- Nickname: miguelfiesta

World Series of Poker
- Bracelets: 2
- Final tables: 9
- Money finishes: 203
- Highest WSOP Main Event finish: 138th, 2019

World Poker Tour
- Title: None
- Final table: None
- Money finishes: 2

European Poker Tour
- Title: None
- Final table: None
- Money finish: 1
- Circuit ring(s): 9
- Final table(s): 35

= Michael Lech =

American poker player

Michael Lech is an American semi-professional online poker player and pro-am live poker player who has won two bracelets online and numerous circuit rings live.

==Early life==

===Birth===
Lech originally hails from Alma, Alabama, a tiny, unincorporated town with a population of 600.

===Education===
Lech has a degree in International Business from the University of Arkansas.
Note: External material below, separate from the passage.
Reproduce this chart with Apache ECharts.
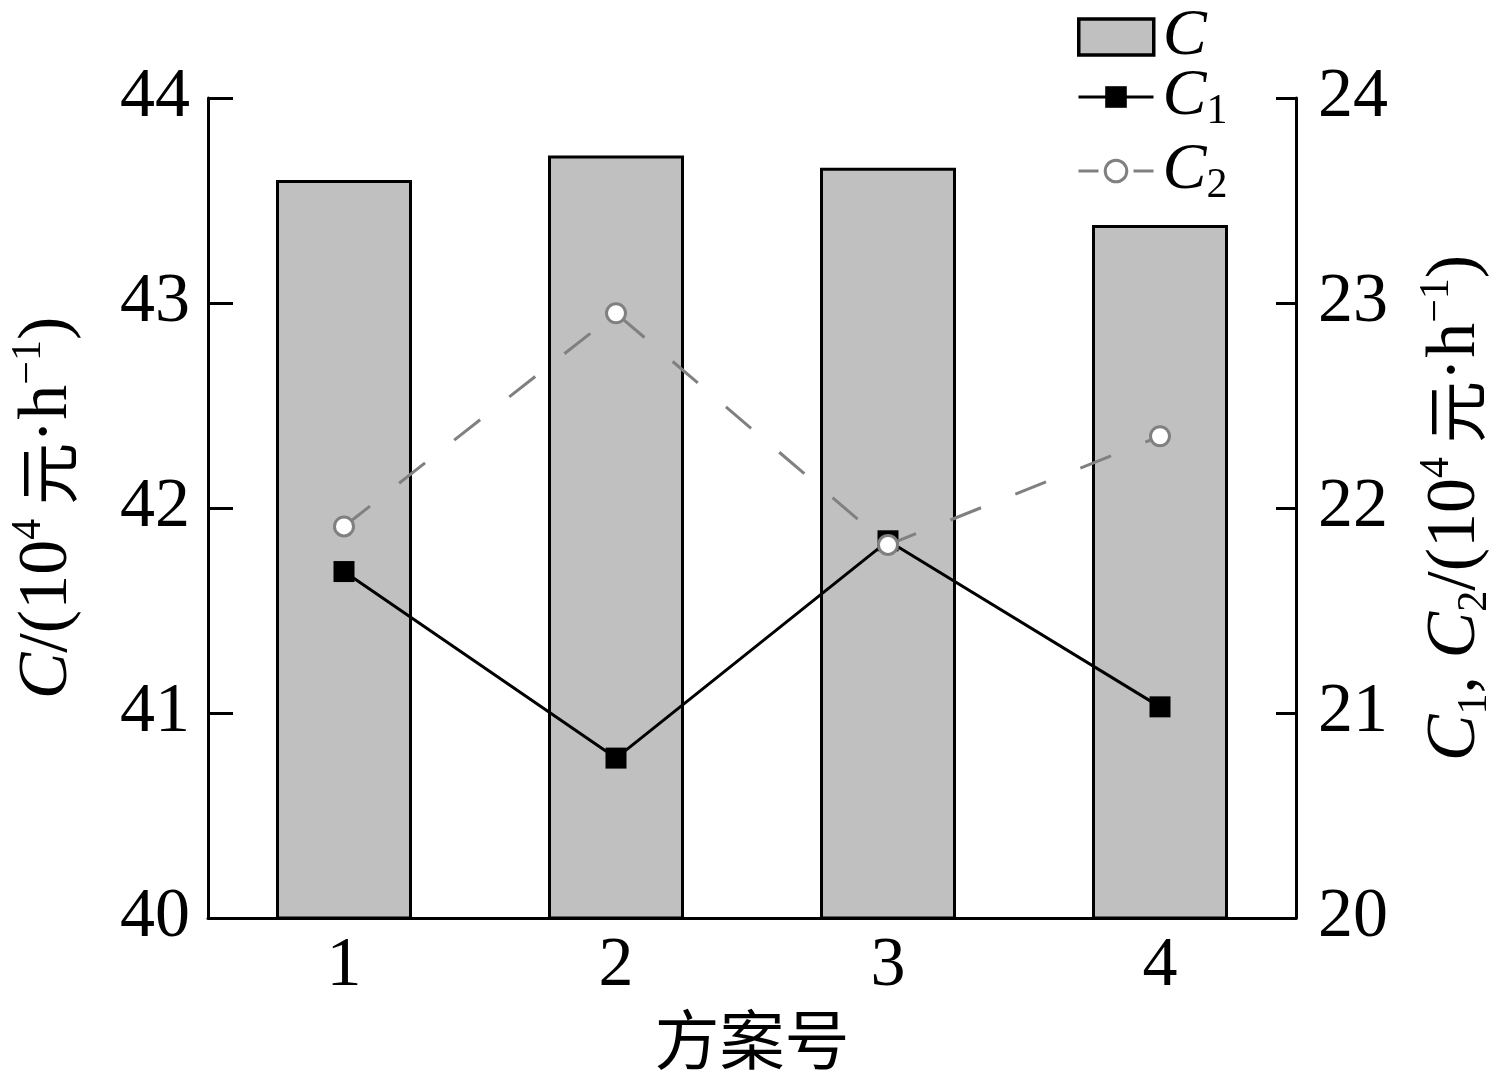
<!DOCTYPE html>
<html>
<head>
<meta charset="utf-8">
<script src="https://cdn.jsdelivr.net/npm/echarts@6/dist/echarts.min.js"></script>
<style>
html,body{margin:0;padding:0;background:#fff;}
#chart{width:1505px;height:1080px;}
</style>
</head>
<body>
<div id="chart"></div>
<script>
const categories = ['1', '2', '3', '4'];
const valuesC = [43.6, 43.72, 43.66, 43.38];
const valuesC1 = [21.69, 20.78, 21.84, 21.03];
const valuesC2 = [21.91, 22.95, 21.82, 22.35];
const leftTicks = [40, 41, 42, 43, 44];
const rightTicks = [20, 21, 22, 23, 24];

const SERIF = '"Liberation Serif", "Times New Roman", serif';
const CJK = '"Noto Sans CJK SC", sans-serif';

const nameRich = {
  i: { fontFamily: SERIF, fontStyle: 'italic', fontSize: 70, color: '#000', lineHeight: 80 },
  n: { fontFamily: SERIF, fontSize: 70, color: '#000', lineHeight: 80 },
  c: { fontFamily: CJK, fontSize: 62, color: '#000', lineHeight: 80 },
  sup: { fontFamily: SERIF, fontSize: 42, color: '#000', verticalAlign: 'top', lineHeight: 80, padding: [0, 0, 18, 0] },
  sub: { fontFamily: SERIF, fontSize: 42, color: '#000', verticalAlign: 'bottom', lineHeight: 80 }
};

const legRich = {
  i: { fontFamily: SERIF, fontStyle: 'italic', fontSize: 66, color: '#000', lineHeight: 44 },
  sub: { fontFamily: SERIF, fontSize: 42, color: '#000', lineHeight: 44, padding: [30, 0, 0, 0] }
};

function mkLegend(item, top, ih) {
  return {
    data: [item],
    left: 1072,
    top: top,
    orient: 'vertical',
    itemWidth: 75,
    itemHeight: ih,
    itemGap: 0,
    selectedMode: false,
    lineStyle: { width: 3 },
    formatter: function (n) {
      if (n === 'C') return '{i|C}';
      if (n === 'C1') return '{i|C}{sub|1}';
      return '{i|C}{sub|2}';
    },
    textStyle: { rich: legRich, padding: [0, 0, 0, 4] }
  };
}

const chart = echarts.init(document.getElementById('chart'));
chart.setOption({
  backgroundColor: '#fff',
  animation: false,
  grid: { left: 203, right: 209, top: 98, bottom: 162, containLabel: false },
  legend: [
    mkLegend({ name: 'C', icon: 'rect', itemStyle: { color: '#c0c0c0', borderColor: '#000', borderWidth: 3.5 } }, -1, 36),
    mkLegend({ name: 'C1', lineStyle: { width: 3, color: '#000' } }, 56, 27),
    mkLegend({ name: 'C2', lineStyle: { width: 3, color: '#808080', type: [20, 35] }, itemStyle: { color: '#fff', borderColor: '#808080', borderWidth: 3 } }, 130, 27)
  ],
  xAxis: {
    type: 'category',
    data: categories,
    boundaryGap: true,
    name: '方案号',
    nameLocation: 'middle',
    nameGap: 80,
    nameTextStyle: { fontFamily: CJK, fontSize: 65, color: '#000' },
    axisLine: { lineStyle: { color: '#000', width: 3 } },
    axisTick: { show: true, inside: true, alignWithLabel: true, length: 25, lineStyle: { color: '#000', width: 3 } },
    axisLabel: { fontFamily: SERIF, fontSize: 70, color: '#000', margin: 14 },
    splitLine: { show: false }
  },
  yAxis: [
    {
      type: 'value',
      min: leftTicks[0],
      max: leftTicks[leftTicks.length - 1],
      interval: 1,
      position: 'left',
      name: '{i|C}{n|/(10}{sup|4}{c| 元}{n|·h}{sup|−1}{n|)}',
      nameLocation: 'middle',
      nameRotate: 90,
      nameGap: 120,
      nameTextStyle: { rich: nameRich },
      axisLine: { show: true, lineStyle: { color: '#000', width: 3 } },
      axisTick: { show: true, inside: true, length: 25, lineStyle: { color: '#000', width: 3 } },
      axisLabel: { fontFamily: SERIF, fontSize: 70, color: '#000', margin: 18 },
      splitLine: { show: false }
    },
    {
      type: 'value',
      min: rightTicks[0],
      max: rightTicks[rightTicks.length - 1],
      interval: 1,
      position: 'right',
      name: '{i|C}{sub|1}{n|, }{i|C}{sub|2}{n|/(10}{sup|4}{c| 元}{n|·h}{sup|−1}{n|)}',
      nameLocation: 'middle',
      nameRotate: 90,
      nameGap: 120,
      nameTextStyle: { rich: nameRich },
      axisLine: { show: true, lineStyle: { color: '#000', width: 3 } },
      axisTick: { show: true, inside: true, length: 20, lineStyle: { color: '#000', width: 3 } },
      axisLabel: { fontFamily: SERIF, fontSize: 70, color: '#000', margin: 22 },
      splitLine: { show: false }
    }
  ],
  series: [
    {
      name: 'C',
      type: 'bar',
      yAxisIndex: 0,
      data: valuesC,
      barWidth: '50%',
      itemStyle: { color: '#c0c0c0', borderColor: '#000', borderWidth: 3 },
      z: 1
    },
    {
      name: 'C1',
      type: 'line',
      yAxisIndex: 1,
      data: valuesC1,
      symbol: 'rect',
      symbolSize: 21,
      lineStyle: { color: '#000', width: 3 },
      itemStyle: { color: '#000', borderColor: '#000', borderWidth: 0 },
      z: 3
    },
    {
      name: 'C2',
      type: 'line',
      yAxisIndex: 1,
      data: valuesC2,
      symbol: 'circle',
      symbolSize: 19,
      showAllSymbol: true,
      lineStyle: { color: '#808080', width: 3, type: [33, 37] },
      itemStyle: { color: '#fff', borderColor: '#808080', borderWidth: 3 },
      z: 4
    }
  ]
});
</script>
</body>
</html>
==World Series of Poker Circuit==
Lech is the holder of nine circuit rings with his best cash of the amateur tour including an outright win in the $2,200 No Limit Hold'em High Roller (Event #9) ($106,377) at the WSOPC New Orleans (2017).

==World Series of Poker==
Lech won his maiden bracelet in the $1,500 No Limit Hold'em - High Roller Freezeout (Event #13) (Online) ($164,249) at the 2020 World Series of Poker Online, with his biggest cash to date from a runner-up finish in the $888 No Limit Hold'em Crazy Eights 8-Handed (re-entry) (Event #54) ($401,888) at the 2016 World Series of Poker.
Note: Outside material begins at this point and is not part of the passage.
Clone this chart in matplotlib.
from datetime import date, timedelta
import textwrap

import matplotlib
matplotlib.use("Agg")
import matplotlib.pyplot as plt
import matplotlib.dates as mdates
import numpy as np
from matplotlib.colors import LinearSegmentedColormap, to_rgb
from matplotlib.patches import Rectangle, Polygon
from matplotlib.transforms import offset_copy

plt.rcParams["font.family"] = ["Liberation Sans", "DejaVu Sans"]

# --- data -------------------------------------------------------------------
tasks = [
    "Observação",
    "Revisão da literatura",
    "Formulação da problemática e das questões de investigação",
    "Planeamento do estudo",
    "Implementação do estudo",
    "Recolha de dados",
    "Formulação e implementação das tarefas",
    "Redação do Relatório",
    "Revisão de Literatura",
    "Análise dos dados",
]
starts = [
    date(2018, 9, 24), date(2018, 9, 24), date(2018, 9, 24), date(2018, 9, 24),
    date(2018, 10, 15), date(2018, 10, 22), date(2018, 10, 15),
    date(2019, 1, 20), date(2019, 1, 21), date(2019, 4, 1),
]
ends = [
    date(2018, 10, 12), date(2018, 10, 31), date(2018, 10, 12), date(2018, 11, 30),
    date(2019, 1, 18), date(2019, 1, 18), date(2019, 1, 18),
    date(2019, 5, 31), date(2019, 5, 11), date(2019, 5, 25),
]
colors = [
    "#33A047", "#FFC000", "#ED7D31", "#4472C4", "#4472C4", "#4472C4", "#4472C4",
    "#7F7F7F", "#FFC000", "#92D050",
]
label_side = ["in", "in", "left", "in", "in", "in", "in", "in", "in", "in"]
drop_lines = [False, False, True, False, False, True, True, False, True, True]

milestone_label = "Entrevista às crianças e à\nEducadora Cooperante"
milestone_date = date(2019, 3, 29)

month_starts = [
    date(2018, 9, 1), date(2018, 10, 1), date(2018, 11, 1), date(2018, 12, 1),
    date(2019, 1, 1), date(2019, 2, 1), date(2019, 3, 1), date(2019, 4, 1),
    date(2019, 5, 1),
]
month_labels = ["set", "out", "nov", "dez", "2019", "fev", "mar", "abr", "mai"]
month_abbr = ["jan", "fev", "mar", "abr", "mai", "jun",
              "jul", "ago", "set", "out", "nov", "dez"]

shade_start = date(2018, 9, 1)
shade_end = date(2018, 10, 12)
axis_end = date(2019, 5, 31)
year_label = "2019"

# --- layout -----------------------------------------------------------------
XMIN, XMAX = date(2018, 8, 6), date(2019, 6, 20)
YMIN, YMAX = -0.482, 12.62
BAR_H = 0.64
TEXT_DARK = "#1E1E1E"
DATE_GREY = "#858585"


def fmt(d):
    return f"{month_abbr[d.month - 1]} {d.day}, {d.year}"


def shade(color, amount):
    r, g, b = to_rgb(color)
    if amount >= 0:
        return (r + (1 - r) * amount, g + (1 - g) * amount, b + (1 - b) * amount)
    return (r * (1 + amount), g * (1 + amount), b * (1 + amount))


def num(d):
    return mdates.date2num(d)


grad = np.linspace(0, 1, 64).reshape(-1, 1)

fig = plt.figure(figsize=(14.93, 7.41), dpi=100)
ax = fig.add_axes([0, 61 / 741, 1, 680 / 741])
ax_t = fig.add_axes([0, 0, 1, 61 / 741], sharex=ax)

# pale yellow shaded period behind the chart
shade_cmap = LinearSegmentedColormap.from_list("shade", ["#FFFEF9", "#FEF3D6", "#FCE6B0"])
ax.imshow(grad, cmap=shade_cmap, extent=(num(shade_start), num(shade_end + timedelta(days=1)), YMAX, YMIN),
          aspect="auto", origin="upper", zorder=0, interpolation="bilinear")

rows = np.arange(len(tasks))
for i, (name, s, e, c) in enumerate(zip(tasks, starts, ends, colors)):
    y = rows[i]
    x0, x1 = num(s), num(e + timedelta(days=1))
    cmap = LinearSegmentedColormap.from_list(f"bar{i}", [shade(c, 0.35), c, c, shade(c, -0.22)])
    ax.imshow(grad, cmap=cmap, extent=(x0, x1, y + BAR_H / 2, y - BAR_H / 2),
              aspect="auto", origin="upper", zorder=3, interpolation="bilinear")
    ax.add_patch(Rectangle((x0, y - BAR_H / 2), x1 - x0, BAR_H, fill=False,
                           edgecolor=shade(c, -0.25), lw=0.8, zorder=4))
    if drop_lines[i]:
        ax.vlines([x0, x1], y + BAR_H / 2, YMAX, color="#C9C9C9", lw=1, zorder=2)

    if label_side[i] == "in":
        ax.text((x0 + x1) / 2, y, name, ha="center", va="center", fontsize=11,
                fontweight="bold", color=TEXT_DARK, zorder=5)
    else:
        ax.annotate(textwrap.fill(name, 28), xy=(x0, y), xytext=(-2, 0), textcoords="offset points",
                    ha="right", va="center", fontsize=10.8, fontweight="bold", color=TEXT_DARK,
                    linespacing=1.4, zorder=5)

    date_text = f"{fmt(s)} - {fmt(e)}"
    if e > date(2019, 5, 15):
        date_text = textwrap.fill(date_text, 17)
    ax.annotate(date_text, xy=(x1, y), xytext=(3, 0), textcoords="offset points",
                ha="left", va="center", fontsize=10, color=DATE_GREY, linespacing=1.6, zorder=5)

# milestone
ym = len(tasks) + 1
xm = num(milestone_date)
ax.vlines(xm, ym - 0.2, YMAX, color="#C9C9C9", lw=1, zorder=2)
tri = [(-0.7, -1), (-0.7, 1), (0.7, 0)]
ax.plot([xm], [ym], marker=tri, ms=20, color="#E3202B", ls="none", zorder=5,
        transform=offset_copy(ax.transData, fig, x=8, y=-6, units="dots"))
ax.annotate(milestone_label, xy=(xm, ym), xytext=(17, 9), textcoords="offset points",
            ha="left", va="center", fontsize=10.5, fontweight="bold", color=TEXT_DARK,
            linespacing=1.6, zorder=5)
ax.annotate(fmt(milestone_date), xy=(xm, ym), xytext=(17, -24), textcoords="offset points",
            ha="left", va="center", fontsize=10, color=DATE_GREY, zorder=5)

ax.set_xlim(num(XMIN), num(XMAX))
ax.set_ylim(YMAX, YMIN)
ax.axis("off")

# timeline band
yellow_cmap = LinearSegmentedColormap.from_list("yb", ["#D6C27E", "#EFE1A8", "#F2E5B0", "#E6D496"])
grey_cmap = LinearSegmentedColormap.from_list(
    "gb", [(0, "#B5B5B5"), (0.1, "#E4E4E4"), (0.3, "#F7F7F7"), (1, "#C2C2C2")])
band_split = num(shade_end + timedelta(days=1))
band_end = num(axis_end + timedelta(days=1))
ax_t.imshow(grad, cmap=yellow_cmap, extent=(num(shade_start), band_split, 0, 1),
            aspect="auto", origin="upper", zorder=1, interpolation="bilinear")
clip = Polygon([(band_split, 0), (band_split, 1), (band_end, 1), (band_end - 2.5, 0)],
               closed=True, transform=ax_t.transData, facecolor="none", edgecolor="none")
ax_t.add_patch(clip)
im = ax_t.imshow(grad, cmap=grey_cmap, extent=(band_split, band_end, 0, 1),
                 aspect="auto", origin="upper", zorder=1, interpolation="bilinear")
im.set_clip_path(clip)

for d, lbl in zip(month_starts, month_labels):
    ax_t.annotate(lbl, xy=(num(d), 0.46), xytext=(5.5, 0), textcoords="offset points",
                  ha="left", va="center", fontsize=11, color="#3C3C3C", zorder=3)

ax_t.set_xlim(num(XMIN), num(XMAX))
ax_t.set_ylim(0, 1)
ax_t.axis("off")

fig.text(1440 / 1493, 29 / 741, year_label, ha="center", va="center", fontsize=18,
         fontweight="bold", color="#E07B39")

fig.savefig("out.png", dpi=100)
Lech added another top 3 finishing to his resume in the $400 No Limit Hold'em - 8-Max (Online Bracelet Event 5) ($65,383) at the 2023 World Series of Poker.

Lech won his second bracelet in the $500 No Limit Hold'em - PKO (Online Bracelet Event #3) ($7,605) at the 2024 World Series of Poker.
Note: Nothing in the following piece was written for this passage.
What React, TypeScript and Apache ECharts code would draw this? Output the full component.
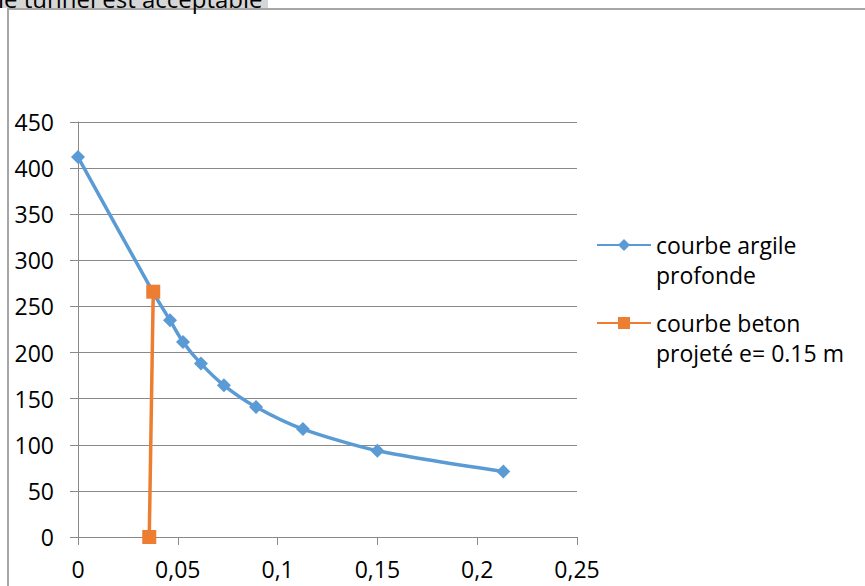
import React, { useEffect, useRef } from "react";
import * as echarts from "echarts";

const argileX = [0, 0.0377, 0.0461, 0.0526, 0.0616, 0.0731, 0.0892, 0.1127, 0.15, 0.2131];
const argileY = [412, 265, 235, 211.5, 188, 164.5, 141, 117, 93.5, 71];
const betonX = [0.0357, 0.0377];
const betonY = [0, 266];
const xTicks = ["0", "0,05", "0,1", "0,15", "0,2", "0,25"];
const seriesNames = ["courbe argile profonde", "courbe beton projeté e= 0.15 m"];
const legendLabels = ["courbe argile\nprofonde", "courbe beton\nprojeté e= 0.15 m"];
const headerText = "le tunnel est acceptable";

const FONT = "'Open Sans', 'Noto Sans', sans-serif";
const BLUE = "#5B9BD5";
const ORANGE = "#ED7D31";
const GRID = "#898989";
const FS = 23;

export default function App() {
  const ref = useRef<HTMLDivElement>(null);
  useEffect(() => {
    if (!ref.current) return;
    const chart = echarts.init(ref.current, null, { renderer: "svg" });
    const toPairs = (xs: number[], ys: number[]) => xs.map((x, i) => [x, ys[i]]);
    const legendCommon = {
      orient: "vertical" as const,
      left: 591,
      itemWidth: 54,
      itemHeight: 15,
      itemGap: 0,
      textGap: 5,
      selectedMode: false,
      formatter: (name: string) => "\n" + legendLabels[seriesNames.indexOf(name)],
      textStyle: { fontFamily: FONT, fontSize: FS, color: "#000", lineHeight: 30 },
    };
    chart.setOption({
      animation: false,
      backgroundColor: "#fff",
      textStyle: { fontFamily: FONT },
      grid: { left: 78, top: 122, right: 288, bottom: 49, containLabel: false },
      xAxis: {
        type: "value",
        min: 0,
        max: 0.25,
        interval: 0.05,
        axisLine: { show: true, lineStyle: { color: GRID, width: 1 } },
        axisTick: { show: true, length: 8, inside: false, lineStyle: { color: GRID } },
        splitLine: { show: false },
        axisLabel: {
          margin: 20,
          fontFamily: FONT,
          fontSize: FS,
          color: "#000",
          formatter: (v: number) => xTicks[Math.round(v / 0.05)],
        },
      },
      yAxis: {
        type: "value",
        min: 0,
        max: 450,
        interval: 50,
        axisLine: { show: true, lineStyle: { color: GRID, width: 1 } },
        axisTick: { show: true, length: 8, inside: false, lineStyle: { color: GRID } },
        splitLine: { show: true, lineStyle: { color: GRID, width: 1 } },
        axisLabel: { margin: 24, fontFamily: FONT, fontSize: FS, color: "#000" },
      },
      legend: [
        { ...legendCommon, top: 195, data: [seriesNames[0]] },
        { ...legendCommon, top: 273, data: [seriesNames[1]] },
      ],
      series: [
        {
          name: seriesNames[0],
          type: "line",
          data: toPairs(argileX, argileY),
          smooth: 0.25,
          symbol: "diamond",
          symbolSize: 14,
          itemStyle: { color: BLUE },
          lineStyle: { color: BLUE, width: 3.5 },
          z: 2,
        },
        {
          name: seriesNames[1],
          type: "line",
          data: toPairs(betonX, betonY),
          symbol: "rect",
          symbolSize: 14,
          itemStyle: { color: ORANGE },
          lineStyle: { color: ORANGE, width: 3.5 },
          z: 3,
        },
      ],
      graphic: [
        { type: "rect", shape: { x: 0, y: 0, width: 268, height: 8 }, style: { fill: "#d6d6d6" }, z: 10 },
        {
          type: "text",
          x: -2,
          y: -2,
          style: { text: headerText, font: `24px ${FONT}`, fill: "#000", textVerticalAlign: "middle" },
          z: 11,
        },
        {
          type: "rect",
          shape: { x: 8, y: 9, width: 1000, height: 1000 },
          style: { fill: "none", stroke: "#a6a6a6", lineWidth: 2 },
          z: 10,
        },
      ],
    });
    return () => chart.dispose();
  }, []);
  return (
    <div
      ref={ref}
      style={{ position: "fixed", left: 0, top: 0, width: 865, height: 586 }}
    />
  );
}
==World Series of Poker Main Event==

===World Series of Poker Live Main Event===
Lech has three cashes in the Main Event with finishings of 138th ($59,295; 2019), 391st ($28,356; 2016), and 881st ($15,000; 2021).

===World Series of Poker Online Main Event===
Lech has two cashes in the Main Event (Online) including a 31st place in 2020 for $55,880, and a 98th-place finish in 2021 for $29,532.

==Career earnings==
As of July 2024, Lech's total live tournament winnings exceeds $1,650,000.